Now you optimize. You improve your landing page and get conversion rate to 15%. You improve your phone skills and get close rate to 40%. Same $800 budget, same 100 clicks. Now 15 people call, 6 book service, and you make $2,400 in revenue. Same ad spend, triple the profit. That’s the power of optimization.

The hidden costs beyond ad spend matter too. If you’re managing campaigns yourself, factor in your time—probably 5-10 hours per month minimum to do it right. If you’re hiring an agency, expect to pay $500-2,000+ per month in management fees on top of ad spend. Tools and software might add another $50-200 per month. The total cost of PPC is ad spend plus management plus tools.

Here’s the budget mistake that kills small businesses: they set a tiny budget, get minimal results, and conclude “PPC doesn’t work.” They spend $300 per month, get 20 clicks, maybe one conversion, and quit. That budget was never enough to succeed. It’s like trying to lose weight by going to the gym once a month—the effort is too small to generate results.

The smart approach is to start with a budget you can sustain for at least 3-6 months. PPC isn’t a lottery ticket where you spend $500 and either win big or lose everything.
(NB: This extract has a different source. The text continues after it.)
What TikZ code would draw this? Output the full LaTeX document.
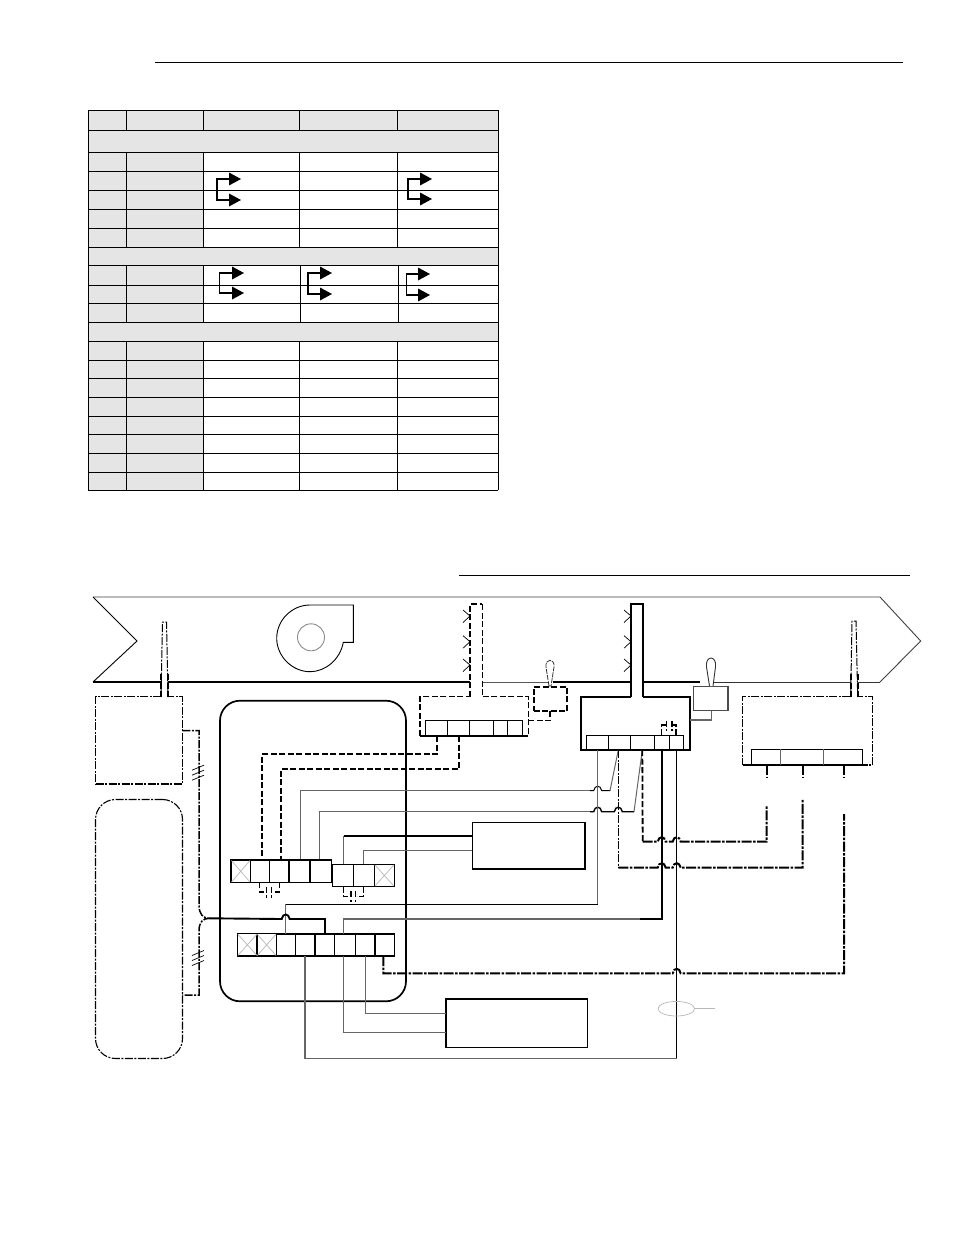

It’s a testing and optimization process. Month one, you’re learning. Month two, you’re improving. Month three, you’re starting to see consistent results. Month six, you’re profitable and scaling.

Different business models need different budgets. Lead generation businesses (lawyers, contractors, B2B services) can often succeed with smaller budgets because each customer is worth thousands. E-commerce businesses usually need larger budgets because each sale is worth less. Local service businesses fall somewhere in the middle.

The businesses that succeed with PPC view it as an investment, not an expense. They track every dollar, measure ROI religiously, and scale what works. The businesses that fail view PPC as a cost, set arbitrary budgets with no connection to results, and quit before giving it time to work. Which approach sounds more likely to succeed?

One final reality check: PPC costs have increased over the past decade as more businesses discover how well it works. Competition drives up prices. The $2 clicks from 2015 might be $5 clicks today. But customer value has also increased, and targeting has improved, so the ROI can still be excellent. Don’t let rising costs scare you away—focus on whether the math works for your specific business, and remember that avoiding misconceptions about ppc advertising can help you set realistic budget expectations from the start.

Setting Up Your First PPC Campaign Without Losing Your Shirt

Alright, you’re convinced PPC is worth trying. Now comes the part where most small business owners either waste a bunch of money learning expensive lessons or get paralyzed by overwhelm and never start. Let’s avoid both outcomes.

The first decision is whether to manage campaigns yourself or hire help. Here’s the honest answer: if you’re willing to invest 10-15 hours learning the basics and 5-10 hours per month managing campaigns, you can absolutely do this yourself. If that time investment sounds impossible or miserable, hire someone. There’s no shame in either approach—just be realistic about your time and interest level.

If you’re going the DIY route, start with Google Ads because it’s the most straightforward platform with the highest intent. Create a Google Ads account, which takes about five minutes. You’ll need a Google account, a website, and a payment method. Google will try to push you into their “Smart” campaigns that automate everything. Ignore that for now. You want manual control while you’re learning.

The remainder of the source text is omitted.